= Francesca Molinari =

Italian economist

Francesca Molinari is an Italian economist and economic statististician specializing in theoretical and applied econometrics, whose research topics include risk aversion, survey methodology, and set identification. She is H. T. Warshow and Robert Irving Warshow Professor of Economics and Professor of Statistics at Cornell University.

==Education and career==
Molinari earned a laurea in economics from the University of Turin in 1997, a master's degree from CORIPE Piemonte in 1998, and a Ph.D. from Northwestern University in 2003. Her dissertation, Contaminated, Corrupted, and Missing Data, was supervised by Charles F. Manski. It won the Arnold Zellner Thesis Award in Econometrics and Statistics of the Business and Economic Statistics Section of the American Statistical Association.

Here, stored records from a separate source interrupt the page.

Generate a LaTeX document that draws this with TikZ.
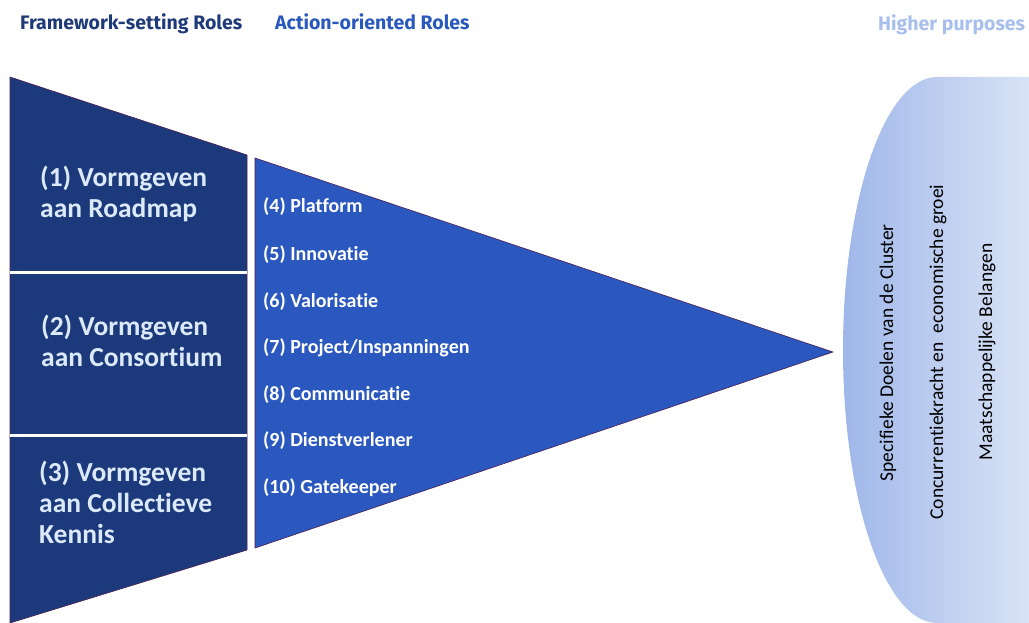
\documentclass[tikz,border=0pt]{standalone}
\usepackage{fontspec}
\setmainfont[Ligatures=NoCommon]{Carlito}
\newfontfamily\headfont{Fira Sans}
\usetikzlibrary{calc}

\definecolor{darkrole}{HTML}{1C3A7B}
\definecolor{actionrole}{HTML}{2B58BF}
\definecolor{rim}{HTML}{4B1E4F}
\definecolor{darktext}{HTML}{DCE9F8}
\definecolor{headone}{HTML}{1F3A78}
\definecolor{headtwo}{HTML}{2A59BE}
\definecolor{headthree}{HTML}{A8BFEE}
\definecolor{purposeleft}{HTML}{9FB7E9}
\definecolor{purposemid}{HTML}{BADDF7}
\definecolor{purposeright}{HTML}{D9E3F6}

\tikzset{
  header/.style={anchor=base west, inner sep=0pt, font=\headfont\bfseries\fontsize{19.5}{22}\selectfont},
  framerole/.style={anchor=base west, inner sep=0pt, align=left, text=darktext,
    font=\bfseries\fontsize{27.5}{31}\selectfont},
  actionitem/.style={anchor=base west, inner sep=0pt, text=white,
    font=\bfseries\fontsize{20}{22}\selectfont},
  purpose/.style={rotate=90, inner sep=0pt, text=black, font=\fontsize{19.5}{22}\selectfont}
}

\begin{document}
\begin{tikzpicture}[x=1pt,y=-1pt]
\useasboundingbox (0,0) rectangle (1029,623);
\coordinate (A) at (10,77);
\coordinate (B) at (247,155);
\coordinate (C) at (247,550);
\coordinate (D) at (10,623);
\coordinate (E) at (255,158);
\coordinate (F) at (833,352);
\coordinate (G) at (255,548);

% Draw the framework-setting trapezoid and its white dividers
\draw[fill=darkrole, draw=rim, line width=0.6pt] (A) -- (B) -- (C) -- (D) -- cycle;
\draw[white, line width=3pt] (10,272) -- (247,272);
\draw[white, line width=3pt] (10,435) -- (247,435);

% Draw the action-oriented triangle
\draw[fill=actionrole, draw=rim, line width=0.6pt] (E) -- (F) -- (G) -- cycle;

% Draw the higher purposes half ellipse (y axis points down here)
\shade[left color=purposeleft, middle color=purposemid, right color=purposeright]
  (1029,77) -- (937,77) arc[start angle=270, end angle=90, x radius=94, y radius=273]
  -- (1029,623) -- cycle;

% Headers
\node[header, text=headone] (hframe) at (20,30) {Framework-setting Roles};
\node[header, text=headtwo] (haction) at (275,30) {Action-oriented Roles};
\node[header, text=headthree] (hpurpose) at (878,31) {Higher purposes};

% Framework-setting roles (base is the last line)
\node[framerole] (roadmap) at (40,218) {(1) Vormgeven\\aan Roadmap};
\node[framerole] (consortium) at (41,366) {(2) Vormgeven\\aan Consortium};
\node[framerole] (kennis) at (39,543) {(3) Vormgeven\\aan Collectieve\\Kennis};

% Action-oriented roles
\node[actionitem] (platform) at (263,213) {(4) Platform};
\node[actionitem] (innovatie) at (263,260) {(5) Innovatie};
\node[actionitem] (valorisatie) at (263,307) {(6) Valorisatie};
\node[actionitem] (project) at (263,353) {(7) Project/Inspanningen};
\node[actionitem] (communicatie) at (263,400) {(8) Communicatie};
\node[actionitem] (dienst) at (263,446) {(9) Dienstverlener};
\node[actionitem] (gatekeeper) at (263,493) {(10) Gatekeeper};

% Higher purposes
\node[purpose] (doelen) at (888,353) {Specifieke Doelen van de Cluster};
\node[purpose] (groei) at (938,352) {Concurrentiekracht en\ \ economische groei};
\node[purpose] (belangen) at (987,352) {Maatschappelijke Belangen};

\end{tikzpicture}
\end{document}
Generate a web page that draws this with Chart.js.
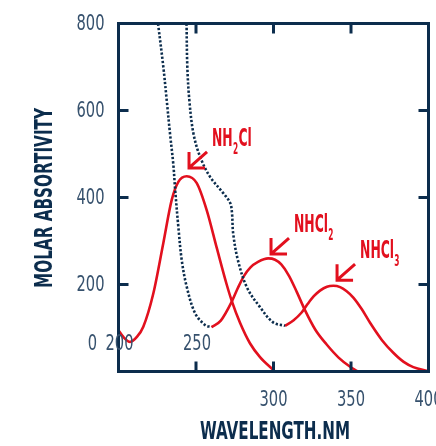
<!DOCTYPE html>
<html>
<head>
<meta charset="utf-8">
<script src="https://cdn.jsdelivr.net/npm/chart.js@4"></script>
<style>
  body { margin: 0; background: #fff; }
  #wrap { width: 436px; height: 446px; }
</style>
</head>
<body>
<div id="wrap"><canvas id="myChart" width="436" height="446"></canvas></div>
<script>
// wavelength (nm) / molar absorptivity
var nh2clX = [200, 203, 207.5, 212, 216, 222.5, 228.9, 234.3, 238.6, 244, 250.5, 256.9, 263.4, 269.8, 273, 278.4, 284.8, 291.3, 300];
var nh2clY = [95, 80, 68, 80, 103, 180, 295, 394, 436, 449, 433, 371, 284, 200, 163, 112, 65, 33, 3];

var nhcl2X = [260, 266, 273, 277, 281, 285, 290, 296.6, 301, 305, 310, 315, 320.3, 327, 334.3, 342, 349, 354];
var nhcl2Y = [102, 117, 160, 192, 220, 239, 252, 260, 257, 246, 220, 183, 141, 96, 62, 32, 12, 1];

var nhcl3X = [307.4, 313, 318, 322, 326, 330, 334.5, 338.6, 343, 347, 351.5, 357, 362.3, 370, 377.3, 384, 390.2, 400];
var nhcl3Y = [105, 118, 135, 155, 173, 186, 195, 197, 194, 185, 170, 143, 112, 72, 43, 22, 10, 1];

// dotted curves
var dotAX = [225.5, 228.9, 231.1, 233.2, 235.4, 236.5, 238.6, 240.8, 244, 249.4, 255.8, 260];
var dotAY = [800, 701, 624, 548, 475, 420, 333, 256, 195, 134, 107, 102];

var dotBX = [243.9, 244.4, 245.7, 248.3, 252.6, 259, 267.6, 272, 273.2, 274, 277.1, 282.9, 291.3, 299.7, 307.4];
var dotBY = [800, 701, 624, 548, 494, 448, 410, 388, 365, 317, 255, 193, 148, 113, 105];

var yTicks = [800, 600, 400, 200];
var xTicksLow = [300, 350, 400];
var xTicksHigh = [200, 250];

// curve labels, pointing at the peaks
var peakNames = ["NH", "NHCl", "NHCl"];
var peakSubs = ["2", "2", "3"];
var peakTails = ["Cl", "", ""];
var peakX = [245.5, 298.4, 341];
var peakY = [468, 270, 210];

var NAVY = "#0c2d4d";
var LABEL = "#36516d";
var RED = "#e2101e";

function pts(xs, ys) {
  return xs.map(function (x, i) { return { x: x, y: ys[i] }; });
}

function redSet(xs, ys) {
  return {
    data: pts(xs, ys),
    borderColor: RED,
    borderWidth: 2.6,
    pointRadius: 0,
    cubicInterpolationMode: "monotone",
    fill: false,
  };
}

function dotSet(xs, ys) {
  return {
    data: pts(xs, ys),
    borderColor: NAVY,
    borderWidth: 2.6,
    borderDash: [2.3, 1.9],
    pointRadius: 0,
    tension: 0.35,
    fill: false,
  };
}

// draw text squeezed to a set width (the picture uses a very narrow face)
function fitText(ctx, text, x, y, font, width, align) {
  ctx.save();
  ctx.font = font;
  var w = ctx.measureText(text).width;
  var s = width / w;
  ctx.translate(x, y);
  ctx.scale(s, 1);
  ctx.textAlign = align || "left";
  ctx.fillText(text, 0, 0);
  ctx.restore();
}

function squeeze(ctx, font, sample, width) {
  ctx.save();
  ctx.font = font;
  var s = width / ctx.measureText(sample).width;
  ctx.restore();
  return s;
}

var FONT = "'Liberation Sans Narrow', 'DejaVu Sans Condensed', 'Roboto', sans-serif";

var framePlugin = {
  id: "frame",
  afterDatasetsDraw: function (chart) {
    var ctx = chart.ctx;
    var a = chart.chartArea;
    var xs = chart.scales.x;
    var ys = chart.scales.y;

    ctx.save();
    ctx.strokeStyle = NAVY;
    ctx.lineWidth = 3;
    ctx.strokeRect(a.left, a.top, a.right - a.left, a.bottom - a.top);

    // inward ticks
    ctx.beginPath();
    [250, 300, 350].forEach(function (v) {
      var px = xs.getPixelForValue(v);
      ctx.moveTo(px, a.bottom); ctx.lineTo(px, a.bottom - 10);
      ctx.moveTo(px, a.top); ctx.lineTo(px, a.top + 10);
    });
    [600, 400, 200].forEach(function (v) {
      var py = ys.getPixelForValue(v);
      ctx.moveTo(a.left, py); ctx.lineTo(a.left + 10, py);
      ctx.moveTo(a.right, py); ctx.lineTo(a.right - 10, py);
    });
    ctx.stroke();

    // tick labels
    ctx.fillStyle = LABEL;
    ctx.textBaseline = "middle";
    var f = "21px " + FONT;
    var s = squeeze(ctx, f, "800", 28);
    function num(t, x, y, align) {
      ctx.save();
      ctx.font = f;
      ctx.translate(x, y);
      ctx.scale(s, 1);
      ctx.textAlign = align;
      ctx.fillText(t, 0, 1);
      ctx.restore();
    }
    yTicks.forEach(function (v) {
      num(String(v), a.left - 14, ys.getPixelForValue(v), "right");
    });
    var lowY = ys.getPixelForValue(0) - 28;
    num("0", a.left - 26, lowY, "center");
    xTicksHigh.forEach(function (v) {
      num(String(v), xs.getPixelForValue(v) + 1, lowY, "center");
    });
    xTicksLow.forEach(function (v) {
      num(String(v), xs.getPixelForValue(v), a.bottom + 28, "center");
    });

    // axis titles
    ctx.fillStyle = NAVY;
    ctx.textBaseline = "alphabetic";
    var tf = "bold 24px " + FONT;
    fitText(ctx, "WAVELENGTH.NM", 275, 439, tf, 150, "center");
    ctx.save();
    ctx.translate(52, 198);
    ctx.rotate(-Math.PI / 2);
    fitText(ctx, "MOLAR ABSORTIVITY", 0, 0, tf, 180, "center");
    ctx.restore();

    // peak labels with arrows
    ctx.strokeStyle = RED;
    ctx.fillStyle = RED;
    ctx.lineWidth = 3;
    ctx.lineCap = "butt";
    var lf = "bold 25px " + FONT;
    var ls = squeeze(ctx, lf, "NHCl", 34);
    var sf = "bold 15px " + FONT;
    for (var i = 0; i < peakX.length; i++) {
      var tx = xs.getPixelForValue(peakX[i]);
      var ty = ys.getPixelForValue(peakY[i]);
      ctx.beginPath();
      ctx.moveTo(tx + 18, ty - 16);
      ctx.lineTo(tx + 1, ty - 1);
      ctx.moveTo(tx, ty - 16);
      ctx.lineTo(tx, ty);
      ctx.lineTo(tx + 16, ty);
      ctx.stroke();

      var x0 = tx + 23;
      var y0 = ty - 22;
      ctx.save();
      ctx.translate(x0, y0);
      ctx.scale(ls, 1);
      ctx.font = lf;
      ctx.fillText(peakNames[i], 0, 0);
      var w1 = ctx.measureText(peakNames[i]).width;
      ctx.font = sf;
      ctx.fillText(peakSubs[i], w1 + 0.5, 8);
      var w2 = ctx.measureText(peakSubs[i]).width;
      ctx.font = lf;
      ctx.fillText(peakTails[i], w1 + w2 + 1, 0);
      ctx.restore();
    }
    ctx.restore();
  },
};

new Chart(document.getElementById("myChart"), {
  type: "line",
  data: {
    datasets: [
      dotSet(dotAX, dotAY),
      dotSet(dotBX, dotBY),
      redSet(nh2clX, nh2clY),
      redSet(nhcl2X, nhcl2Y),
      redSet(nhcl3X, nhcl3Y),
    ],
  },
  options: {
    responsive: false,
    animation: false,
    layout: { padding: { left: 118.5, top: 23.5, right: 7.5, bottom: 74.5 } },
    plugins: { legend: { display: false }, tooltip: { enabled: false } },
    scales: {
      x: { type: "linear", min: 200, max: 400, display: false },
      y: { type: "linear", min: 0, max: 800, display: false },
    },
  },
  plugins: [framePlugin],
});
</script>
</body>
</html>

She became an assistant professor of economics at Cornell University in 2003, was tenured as an associate professor in 2009, added a joint appointment in statistics in 2013, and was promoted to full professor in 2014. She was given the H. T. Warshow and Robert Irving Warshow Professorship in 2017.

==Book==
With Ilya Molchanov, Molinari is the co-author of the book Random Sets in Econometrics (Econometric Society Monographs, 60, Cambridge University Press, 2018).

==Recognition==
Molinari was elected as a Fellow of the International Association for Applied Econometrics in 2019, and as a Fellow of the Econometric Society in 2020.